{ al sur }

El balandro

Marcelino Agís Villaverde

Marcelino Agís Villaverde

Reina una gran algarabía en el puerto antes de zarpar. La tripulación ultima los preparativos en espera del patrón. Viejos lobos de mar, con la piel curtida por el sol y el salitre, se asoman a curiosear, recordando su vida sobre las olas. Tanto los caminantes habituales que atraviesan el puerto todas las mañanas como los recién llegados, que han sustituido sus infartódromos urbanos por un paseo al borde del mar, aminoran su marcha para contemplar el inusual trajín que precede al comienzo de la regata.

Todo queda atrás cuando el balandro se hace a la mar. Poco a poco va desapareciendo el bullicio de tierra y solo se escucha el viento y el suave crujir de las cuadernas, revestida de un blanco nupcial. La proa corta limpiamente las olas y solo existe el mar y el cielo. El patrón gobierna el barco amarrado a la caña cual niño que sostiene en su mano a un pajarillo. Tiene muchas horas de navegación a sus espaldas y atesora, además, la herencia marinera que su padre le enseñó desde pequeño. Por eso, sabe jugar a la perfección con el viento para que llene las velas y no se pierda ni una brizna.

Antes de abandonar la ría, ya se intuye el poder solemne del océano. El patrón dirige la proa al faro de la isla de Ons, adivinando en la suave orografía de la isla la figura ancestral de una mujer desnuda que yace sobre el lecho marino. Ciñendo la nave irá modificando el rumbo para salir a alta mar entre Onza y las Cíes hasta fundirse en un abrazo sincero con el horizonte.

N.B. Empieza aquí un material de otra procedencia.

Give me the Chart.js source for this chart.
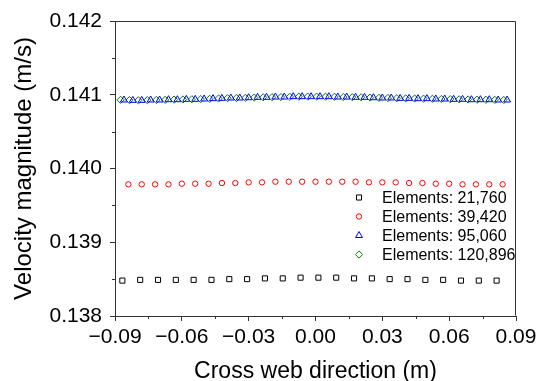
<!DOCTYPE html>
<html><head><meta charset="utf-8">
<script src="https://cdn.jsdelivr.net/npm/chart.js@4/dist/chart.umd.min.js"></script>
<style>html,body{margin:0;padding:0;background:#fff}#wrap{width:546px;height:381px}</style>
</head><body><div id="wrap"><canvas id="c" width="546" height="381"></canvas></div>
<script>
const seriesNames = ['Elements: 21,760', 'Elements: 39,420', 'Elements: 95,060', 'Elements: 120,896'];

const xE21760 = [-0.0867,-0.0787,-0.0707,-0.0627,-0.0547,-0.0467,-0.0387,-0.0307,-0.0227,-0.0147,-0.0067,0.0013,0.0093,0.0173,0.0253,0.0333,0.0413,0.0493,0.0573,0.0653,0.0733,0.0813];
const yE21760 = [0.13848,0.13849,0.13849,0.13849,0.13849,0.13849,0.13850,0.13850,0.13851,0.13851,0.13852,0.13852,0.13852,0.13851,0.13851,0.13850,0.13850,0.13849,0.13849,0.13848,0.13848,0.13848];

const xE39420 = [-0.084,-0.078,-0.072,-0.066,-0.060,-0.054,-0.048,-0.042,-0.036,-0.030,-0.024,-0.018,-0.012,-0.006,0.000,0.006,0.012,0.018,0.024,0.030,0.036,0.042,0.048,0.054,0.060,0.066,0.072,0.078,0.084];
const yE39420 = [0.139785,0.139785,0.139785,0.139785,0.139794,0.139794,0.139794,0.139803,0.139803,0.139812,0.139812,0.139821,0.139821,0.139821,0.139821,0.139821,0.139821,0.139821,0.139812,0.139812,0.139812,0.139803,0.139803,0.139794,0.139794,0.139785,0.139785,0.139785,0.139785];

const xE95060 = [-0.086,-0.082,-0.078,-0.074,-0.070,-0.066,-0.062,-0.058,-0.054,-0.050,-0.046,-0.042,-0.038,-0.034,-0.030,-0.026,-0.022,-0.018,-0.014,-0.010,-0.006,-0.002,0.002,0.006,0.010,0.014,0.018,0.022,0.026,0.030,0.034,0.038,0.042,0.046,0.050,0.054,0.058,0.062,0.066,0.070,0.074,0.078,0.082,0.086];
const yE95060 = [0.140929,0.140924,0.140924,0.140929,0.140929,0.140933,0.140933,0.140938,0.140938,0.140942,0.140947,0.140951,0.140956,0.140956,0.140960,0.140965,0.140965,0.140969,0.140969,0.140974,0.140974,0.140974,0.140974,0.140974,0.140969,0.140969,0.140965,0.140965,0.140960,0.140956,0.140956,0.140951,0.140951,0.140947,0.140947,0.140942,0.140942,0.140938,0.140938,0.140933,0.140933,0.140933,0.140929,0.140929];

const xE120896 = [-0.0875,-0.0835,-0.0795,-0.0755,-0.0715,-0.0675,-0.0635,-0.0595,-0.0555,-0.0515,-0.0475,-0.0435,-0.0395,-0.0355,-0.0315,-0.0275,-0.0235,-0.0195,-0.0155,-0.0115,-0.0075,-0.0035,0.0005,0.0045,0.0085,0.0125,0.0165,0.0205,0.0245,0.0285,0.0325,0.0365,0.0405,0.0445,0.0485,0.0525,0.0565,0.0605,0.0645,0.0685,0.0725,0.0765,0.0805,0.0845];
const yE120896 = [0.140931,0.140927,0.140925,0.140927,0.140929,0.140931,0.140934,0.140936,0.140939,0.140941,0.140945,0.140949,0.140953,0.140956,0.140958,0.140962,0.140965,0.140967,0.140969,0.140972,0.140974,0.140975,0.140975,0.140974,0.140972,0.140969,0.140967,0.140965,0.140962,0.140958,0.140956,0.140953,0.140951,0.140949,0.140947,0.140945,0.140942,0.140940,0.140938,0.140936,0.140933,0.140932,0.140931,0.140929];

const xTickValues = [-0.09, -0.06, -0.03, 0.00, 0.03, 0.06, 0.09];
const yTickValues = [0.138, 0.139, 0.140, 0.141, 0.142];
const xMinorTicks = [-0.075, -0.045, -0.015, 0.015, 0.045, 0.075];
const yMinorTicks = [0.1385, 0.1395, 0.1405, 0.1415];

const xTitle = 'Cross web direction (m)';
const yTitle = 'Velocity magnitude (m/s)';

function pts(xs, ys) { return xs.map((x, i) => ({x: x, y: ys[i]})); }

const FONT = 'Liberation Sans, Arial, sans-serif';
const AXIS = '#333333';

const styles = [
  {color: '#000000', shape: 'rect', r: 3.6},
  {color: '#ff0000', shape: 'circle', r: 2.7},
  {color: '#0000ff', shape: 'triangle', r: 4},
  {color: '#008000', shape: 'rectRot', r: 3.6}
];
const seriesX = [xE21760, xE39420, xE95060, xE120896];
const seriesY = [yE21760, yE39420, yE95060, yE120896];

const datasets = seriesNames.map((name, i) => ({
  label: name,
  data: pts(seriesX[i], seriesY[i]),
  showLine: false,
  pointStyle: styles[i].shape,
  pointRadius: styles[i].r,
  pointBorderWidth: 1,
  pointBorderColor: styles[i].color,
  pointBackgroundColor: 'rgba(0,0,0,0)',
  borderColor: styles[i].color,
  backgroundColor: 'rgba(0,0,0,0)'
}));

function fmtX(v) {
  if (Math.abs(v) < 1e-9) return '0.00';
  const s = Math.abs(v).toFixed(2);
  return v < 0 ? '\u2212' + s : s;
}

const framePlugin = {
  id: 'frame',
  afterDatasetsDraw(chart) {
    const ctx = chart.ctx, a = chart.chartArea;
    const xs = chart.scales.x, ys = chart.scales.y;
    ctx.save();
    ctx.strokeStyle = AXIS;
    ctx.lineWidth = 1;
    const L = Math.round(a.left) + 0.5, R = Math.round(a.right) - 0.5, T = Math.round(a.top) + 0.5, B = Math.round(a.bottom) - 0.5;
    ctx.beginPath();
    ctx.moveTo(L, T); ctx.lineTo(R, T); ctx.lineTo(R, B);
    ctx.stroke();
    ctx.beginPath();
    xMinorTicks.forEach(v => {
      const px = Math.round(xs.getPixelForValue(v)) + 0.5;
      ctx.moveTo(px, a.bottom); ctx.lineTo(px, a.bottom + 3);
    });
    yMinorTicks.forEach(v => {
      const py = Math.round(ys.getPixelForValue(v)) + 0.5;
      ctx.moveTo(a.left, py); ctx.lineTo(a.left - 3, py);
    });
    ctx.stroke();
    ctx.restore();
  },
  afterDraw(chart) {
    const ctx = chart.ctx, a = chart.chartArea;
    ctx.save();
    const mx = a.right - 157, tx = a.right - 134;
    const y0 = a.top + 176.5, dy = 19;
    chart.data.datasets.forEach((ds, i) => {
      const y = y0 + i * dy;
      ctx.strokeStyle = ds.pointBorderColor;
      ctx.fillStyle = 'rgba(0,0,0,0)';
      ctx.lineWidth = 1;
      Chart.helpers.drawPoint(ctx, {pointStyle: ds.pointStyle, radius: ds.pointRadius, borderWidth: 1, rotation: 0}, mx, y);
      ctx.fillStyle = '#000000';
      ctx.font = '16px ' + FONT;
      ctx.textAlign = 'left';
      ctx.textBaseline = 'middle';
      ctx.fillText(ds.label, tx, y + 1);
    });
    ctx.restore();
  }
};

new Chart(document.getElementById('c'), {
  type: 'scatter',
  data: {datasets: datasets},
  options: {
    responsive: false,
    devicePixelRatio: 1,
    animation: false,
    layout: {padding: {top: 21, right: 30, left: 0, bottom: 0}},
    plugins: {legend: {display: false}, tooltip: {enabled: false}},
    scales: {
      x: {
        type: 'linear', min: -0.09, max: 0.09,
        afterBuildTicks: s => { s.ticks = xTickValues.map(v => ({value: v})); },
        afterFit: s => { s.height = 65; },
        ticks: {callback: v => fmtX(v), autoSkip: false, maxRotation: 0, color: '#000', padding: 4, font: {family: FONT, size: 21}},
        grid: {drawOnChartArea: false, drawTicks: true, tickLength: 5, color: AXIS, tickColor: AXIS},
        border: {display: true, color: AXIS, width: 1},
        title: {display: true, text: xTitle, color: '#000', font: {family: FONT, size: 23, lineHeight: 1}, padding: {top: 0, bottom: -2.5}}
      },
      y: {
        type: 'linear', min: 0.138, max: 0.142,
        afterBuildTicks: s => { s.ticks = yTickValues.map(v => ({value: v})); },
        afterFit: s => { s.width = 115; },
        ticks: {callback: v => v.toFixed(3), autoSkip: false, color: '#000', padding: 8, font: {family: FONT, size: 21}},
        grid: {drawOnChartArea: false, drawTicks: true, tickLength: 5, color: AXIS, tickColor: AXIS},
        border: {display: true, color: AXIS, width: 1},
        title: {display: true, text: yTitle, color: '#000', font: {family: FONT, size: 24, lineHeight: 1}, padding: {top: 12, bottom: 0}}
      }
    }
  },
  plugins: [framePlugin]
});
</script>
</body></html>
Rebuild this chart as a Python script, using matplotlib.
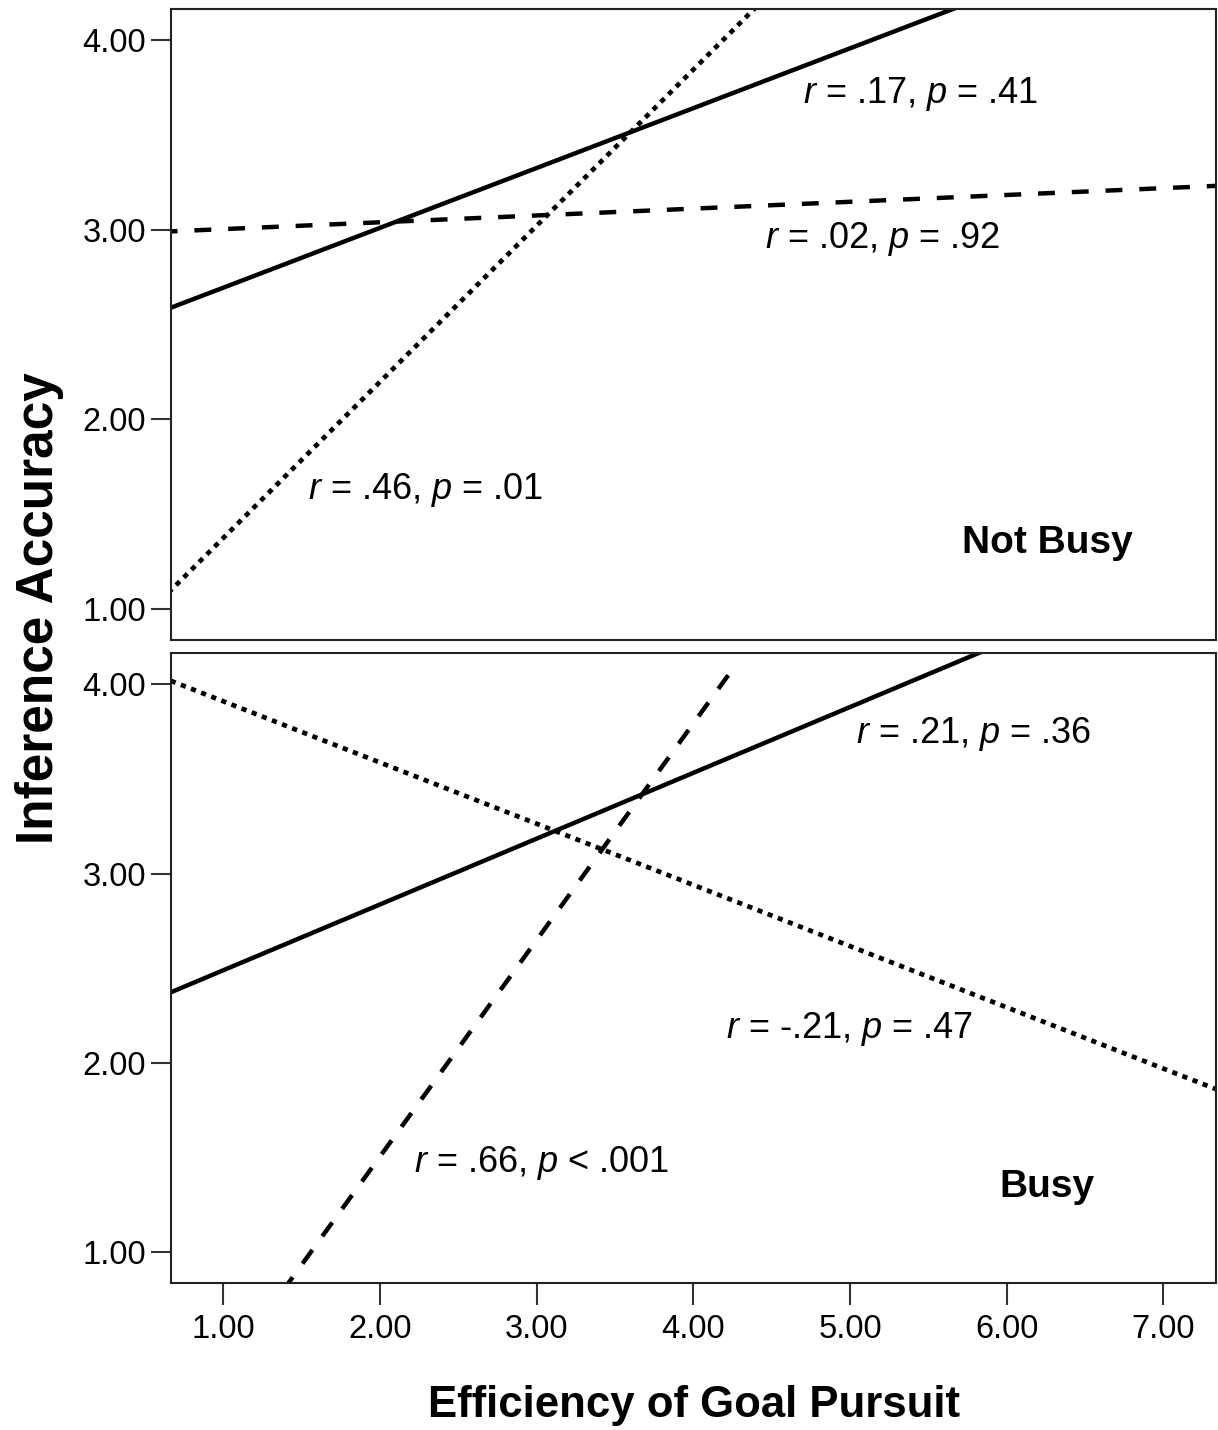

Dicen que los hombres echan raíces y conservan en su corazón los paisajes de la infancia en los que aprendieron a amar la vida. Me pregunto qué es lo que une a los viejos marinos con el mar. Acaso la nostalgia de pasadas hazañas y gestas inolvidables luchando contra las olas; acaso la paz cuando, en el atardecer, el barco arriba de nuevo a puerto. No lo sé.